From Autocrats To Automation: Key Quotes In Davos

Davos: "Lenin is dead." That quote in Davos summed up a planetary shift playing out this week as US President-elect Donald Trump prepared to take office and Chinese President Xi Jinping declared himself the true guardian of globalisation.

Former Swedish Prime Minister Carl Bildt was commenting on the irony of hearing President Xi Jinping promote free trade and open markets in Davos, a century after Vladimir Lenin was busy plotting world revolution down the road in Zurich.

Here AFP rounds up other noteworthy declarations heard at the World Economic Forum this week:

"No one will emerge as a winner in a trade war." - The Chinese president delivers a veiled warning to the protectionist Mr Trump in a keynote address that was met with adulation from many in the Davos crowd. The speech included references to Chinese folklore, Charles Dickens and Abraham Lincoln's Gettysburg Address.

"The United Kingdom...will step up to a new leadership role as the strongest and most forceful advocate for business, free markets and free trade anywhere in the world." - British Prime Minister Theresa May denies Brexit means British withdrawal from the world stage, in a speech that was met with rather more reserve from the Davos audience than Xi's before.

"I was struck by people wanting to hug Xi for talking about globalisation, free trade and so on, whereas when May talked about those things, she was greeted with incredulity because we're walking away from the EU." - Lawrence Freedman, emeritus professor of war studies at King's College London and one of Britain's leading strategic thinkers, noting that the Davos elite remains in shocked disbelief at the Brexit vote.

"We want to have a phenomenal relationship with the Chinese. But if the Chinese really believe in globalism, and they really believe in the words of Lincoln, they have to reach now towards us and allow us to create this symmetry, because the path to globalism in the world is through the American worker and the American middle class." - Hedge-fund investor Anthony Scaramucci, the sole member of Trump's transition team who made it to Davos.

"I'm glad I'm out of office." - Former Estonian president Thomas Hendrik Ilves, capturing the fear of all the uncertainty brought on by the populist backlash that has powered Trump's rise and Brexit.

"Make our world great again." - Message seen emblazoned on a Trump-style red cap sponsored by "Caspian Week", a PR event for Swiss oil trader Integral Petroleum, which operates in the Caspian Sea.

"Equality is on everyone's lips here in Davos, and maybe actually equality is becoming the new black." - Swedish Finance Minister Magdalena Andersson reflecting on a key theme of this year's Davos, as the World Economic Forum tries to get to grips with the anti-elite revolt.

"We face the prospect of leaving a larger part of humanity behind than in any other (industrial) advance." - Infosys chief executive Vishal Sikka warns that governments are ill-prepared as machine intelligence risks making much white-collar work obsolete.

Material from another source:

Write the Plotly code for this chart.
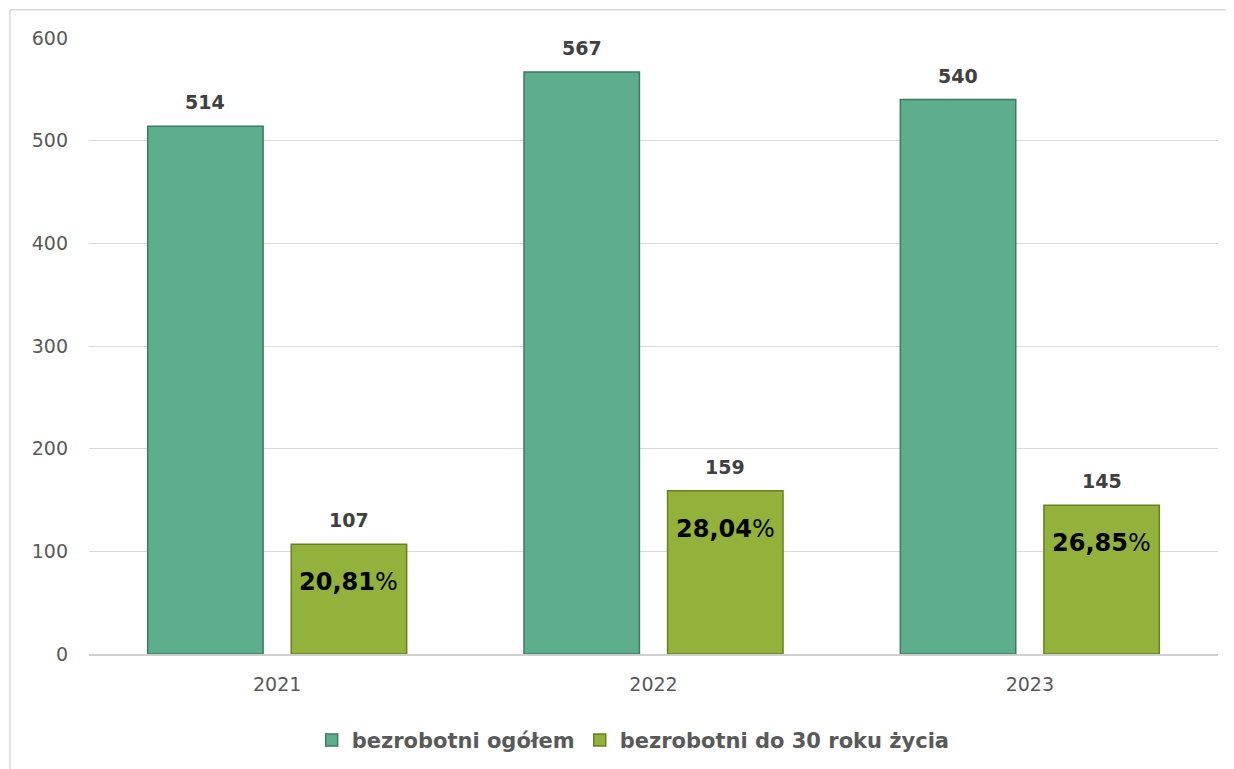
import plotly.graph_objects as go

years = ["2021", "2022", "2023"]
total = [514, 567, 540]
under30 = [107, 159, 145]
share_labels = ["20,81", "28,04", "26,85"]
series_names = ["bezrobotni ogółem", "bezrobotni do 30 roku życia"]
y_ticks = [0, 100, 200, 300, 400, 500, 600]

FONT = "DejaVu Sans"
TEAL = "#5cae8c"
TEAL_LINE = "#3e7a61"
OLIVE = "#93b23b"
OLIVE_LINE = "#66801f"

fig = go.Figure()
fig.add_trace(go.Bar(
    x=years, y=total, name=f"<b>{series_names[0]}</b>",
    marker=dict(color=TEAL, line=dict(color=TEAL_LINE, width=1.5)),
))
fig.add_trace(go.Bar(
    x=years, y=under30, name=f"<b>{series_names[1]}</b>",
    marker=dict(color=OLIVE, line=dict(color=OLIVE_LINE, width=1.5)),
))

BAR_OFF = 71.7
annotations = []
for i, v in enumerate(total):
    annotations.append(dict(x=i, y=v, xref="x", yref="y", text=f"<b>{v}</b>",
                            showarrow=False, xshift=-BAR_OFF, yanchor="bottom", yshift=11,
                            font=dict(family=FONT, size=19, color="#404040")))
for i, (v, s) in enumerate(zip(under30, share_labels)):
    annotations.append(dict(x=i, y=v, xref="x", yref="y", text=f"<b>{v}</b>",
                            showarrow=False, xshift=BAR_OFF, yanchor="bottom", yshift=11,
                            font=dict(family=FONT, size=19, color="#404040")))
    annotations.append(dict(x=i, y=v, xref="x", yref="y", text=f"<b>{s}</b>%",
                            showarrow=False, xshift=BAR_OFF, yanchor="middle", yshift=-38,
                            font=dict(family=FONT, size=24, color="#000000")))

fig.update_layout(
    width=1234, height=769,
    margin=dict(l=81, r=24, t=30, b=123),
    paper_bgcolor="white", plot_bgcolor="white",
    barmode="group", bargap=0.237, bargroupgap=0.196,
    font=dict(family=FONT, color="#595959"),
    showlegend=True,
    legend=dict(orientation="h", x=0.482, xanchor="center", y=-0.14, yanchor="middle",
                font=dict(family=FONT, size=21, color="#595959"),
                traceorder="normal"),
    annotations=annotations,
    shapes=[
        dict(type="line", xref="paper", yref="paper", x0=-0.070, x1=-0.070, y0=1.046, y1=-0.25,
             line=dict(color="#d9d9d9", width=1.5)),
        dict(type="line", xref="paper", yref="paper", x0=-0.070, x1=1.05, y0=1.046, y1=1.046,
             line=dict(color="#d9d9d9", width=1.5)),
    ],
)
fig.update_xaxes(type="category", range=[-0.5, 2.5], showgrid=False, showline=True,
                 linecolor="#d0d0d0", linewidth=1.5,
                 ticks="", tickfont=dict(family=FONT, size=19, color="#595959"),
                 ticklabelstandoff=12)
fig.update_yaxes(range=[0, 600], tickvals=y_ticks, showgrid=True, gridcolor="#d9d9d9", gridwidth=1.2,
                 zeroline=False, showline=False, ticks="",
                 tickfont=dict(family=FONT, size=19, color="#595959"), ticklabelstandoff=20)

fig.write_html("out.html")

"The world is so wonderful. Why should I be the CEO of Alibaba all the time? I don't want to die in my office. I want to die on the beaches." - Chinese internet pioneer Jack Ma, goading the Davos audience of highly paid workaholics.

"I feel like an advert for North Face." - Amnesty International chief Sahil Shetty on doing endless outdoor TV interviews in distinctly un-beachlike temperatures of -15 degrees Celsius (five degrees Fahrenheit).